### INPUT ###

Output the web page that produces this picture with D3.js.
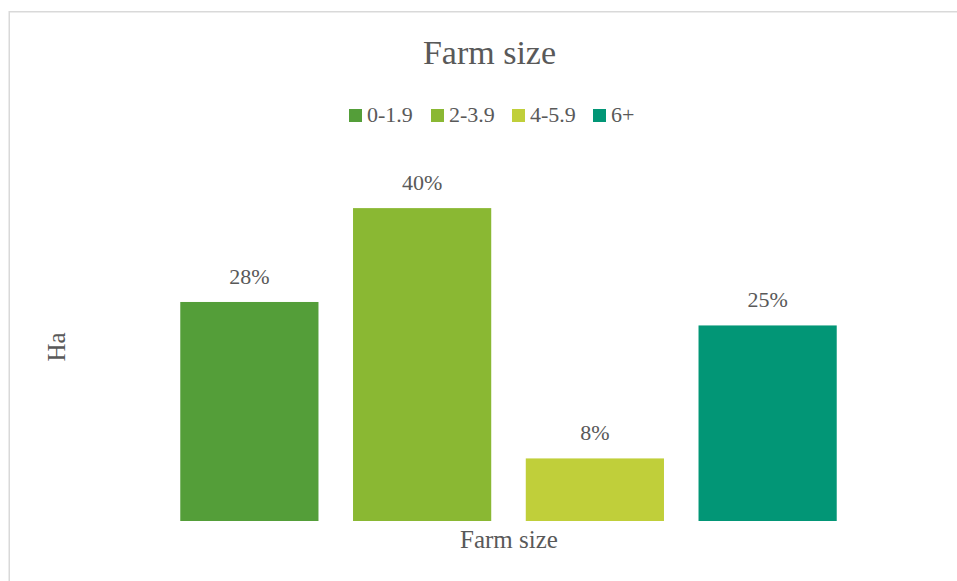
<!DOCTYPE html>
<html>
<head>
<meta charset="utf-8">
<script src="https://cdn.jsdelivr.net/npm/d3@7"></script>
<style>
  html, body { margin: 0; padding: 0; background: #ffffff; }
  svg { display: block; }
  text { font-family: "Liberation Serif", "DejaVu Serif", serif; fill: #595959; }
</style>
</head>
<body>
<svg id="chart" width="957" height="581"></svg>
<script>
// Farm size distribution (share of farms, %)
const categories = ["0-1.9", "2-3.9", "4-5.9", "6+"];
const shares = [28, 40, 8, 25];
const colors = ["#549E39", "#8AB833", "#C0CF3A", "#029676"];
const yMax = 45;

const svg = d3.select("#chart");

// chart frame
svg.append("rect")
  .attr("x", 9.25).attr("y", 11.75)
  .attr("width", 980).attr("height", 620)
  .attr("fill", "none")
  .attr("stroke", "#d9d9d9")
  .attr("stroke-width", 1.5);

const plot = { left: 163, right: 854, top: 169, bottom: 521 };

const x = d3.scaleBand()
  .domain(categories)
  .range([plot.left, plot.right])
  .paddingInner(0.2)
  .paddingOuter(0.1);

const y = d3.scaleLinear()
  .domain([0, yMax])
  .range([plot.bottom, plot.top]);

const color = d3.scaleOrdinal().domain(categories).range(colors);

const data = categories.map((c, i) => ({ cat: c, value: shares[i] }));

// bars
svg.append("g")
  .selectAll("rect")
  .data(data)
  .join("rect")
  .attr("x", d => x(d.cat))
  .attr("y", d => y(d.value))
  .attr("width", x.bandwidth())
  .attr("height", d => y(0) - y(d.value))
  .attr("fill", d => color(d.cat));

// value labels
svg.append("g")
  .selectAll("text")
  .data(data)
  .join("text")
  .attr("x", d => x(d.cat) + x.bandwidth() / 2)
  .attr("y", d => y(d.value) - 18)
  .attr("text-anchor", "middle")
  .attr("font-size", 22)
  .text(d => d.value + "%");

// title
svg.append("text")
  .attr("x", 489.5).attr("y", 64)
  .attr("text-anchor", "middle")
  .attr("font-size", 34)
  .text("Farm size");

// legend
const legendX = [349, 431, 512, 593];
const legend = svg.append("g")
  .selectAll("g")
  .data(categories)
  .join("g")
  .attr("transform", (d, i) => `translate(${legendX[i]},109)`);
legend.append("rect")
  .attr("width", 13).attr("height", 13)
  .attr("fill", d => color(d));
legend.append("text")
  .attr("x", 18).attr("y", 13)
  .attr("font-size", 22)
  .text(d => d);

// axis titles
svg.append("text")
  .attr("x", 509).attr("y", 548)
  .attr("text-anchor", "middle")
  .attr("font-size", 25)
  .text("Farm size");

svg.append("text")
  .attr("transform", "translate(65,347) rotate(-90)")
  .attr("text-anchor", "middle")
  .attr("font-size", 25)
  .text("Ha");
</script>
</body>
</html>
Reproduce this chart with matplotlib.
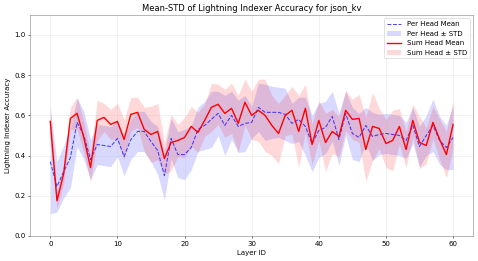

###

WRITTEN TASK:
Reproduce the material word for word, minus the images.

ANSWER TO THIS EXERCISE:
Output the web page that produces this picture with D3.js.
<!DOCTYPE html>
<html>
<head>
<meta charset="utf-8">
<script src="https://cdn.jsdelivr.net/npm/d3@7"></script>
<style>
  html, body { margin: 0; padding: 0; background: #ffffff; }
  svg { display: block; }
  text { font-family: "Liberation Serif", "DejaVu Serif", serif; fill: #595959; }
</style>
</head>
<body>
<svg id="chart" width="957" height="581"></svg>
<script>
// Farm size distribution (share of farms, %)
const categories = ["0-1.9", "2-3.9", "4-5.9", "6+"];
const shares = [28, 40, 8, 25];
const colors = ["#549E39", "#8AB833", "#C0CF3A", "#029676"];
const yMax = 45;

const svg = d3.select("#chart");

// chart frame
svg.append("rect")
  .attr("x", 9.25).attr("y", 11.75)
  .attr("width", 980).attr("height", 620)
  .attr("fill", "none")
  .attr("stroke", "#d9d9d9")
  .attr("stroke-width", 1.5);

const plot = { left: 163, right: 854, top: 169, bottom: 521 };

const x = d3.scaleBand()
  .domain(categories)
  .range([plot.left, plot.right])
  .paddingInner(0.2)
  .paddingOuter(0.1);

const y = d3.scaleLinear()
  .domain([0, yMax])
  .range([plot.bottom, plot.top]);

const color = d3.scaleOrdinal().domain(categories).range(colors);

const data = categories.map((c, i) => ({ cat: c, value: shares[i] }));

// bars
svg.append("g")
  .selectAll("rect")
  .data(data)
  .join("rect")
  .attr("x", d => x(d.cat))
  .attr("y", d => y(d.value))
  .attr("width", x.bandwidth())
  .attr("height", d => y(0) - y(d.value))
  .attr("fill", d => color(d.cat));

// value labels
svg.append("g")
  .selectAll("text")
  .data(data)
  .join("text")
  .attr("x", d => x(d.cat) + x.bandwidth() / 2)
  .attr("y", d => y(d.value) - 18)
  .attr("text-anchor", "middle")
  .attr("font-size", 22)
  .text(d => d.value + "%");

// title
svg.append("text")
  .attr("x", 489.5).attr("y", 64)
  .attr("text-anchor", "middle")
  .attr("font-size", 34)
  .text("Farm size");

// legend
const legendX = [349, 431, 512, 593];
const legend = svg.append("g")
  .selectAll("g")
  .data(categories)
  .join("g")
  .attr("transform", (d, i) => `translate(${legendX[i]},109)`);
legend.append("rect")
  .attr("width", 13).attr("height", 13)
  .attr("fill", d => color(d));
legend.append("text")
  .attr("x", 18).attr("y", 13)
  .attr("font-size", 22)
  .text(d => d);

// axis titles
svg.append("text")
  .attr("x", 509).attr("y", 548)
  .attr("text-anchor", "middle")
  .attr("font-size", 25)
  .text("Farm size");

svg.append("text")
  .attr("transform", "translate(65,347) rotate(-90)")
  .attr("text-anchor", "middle")
  .attr("font-size", 25)
  .text("Ha");
</script>
</body>
</html>
Reproduce this chart with matplotlib.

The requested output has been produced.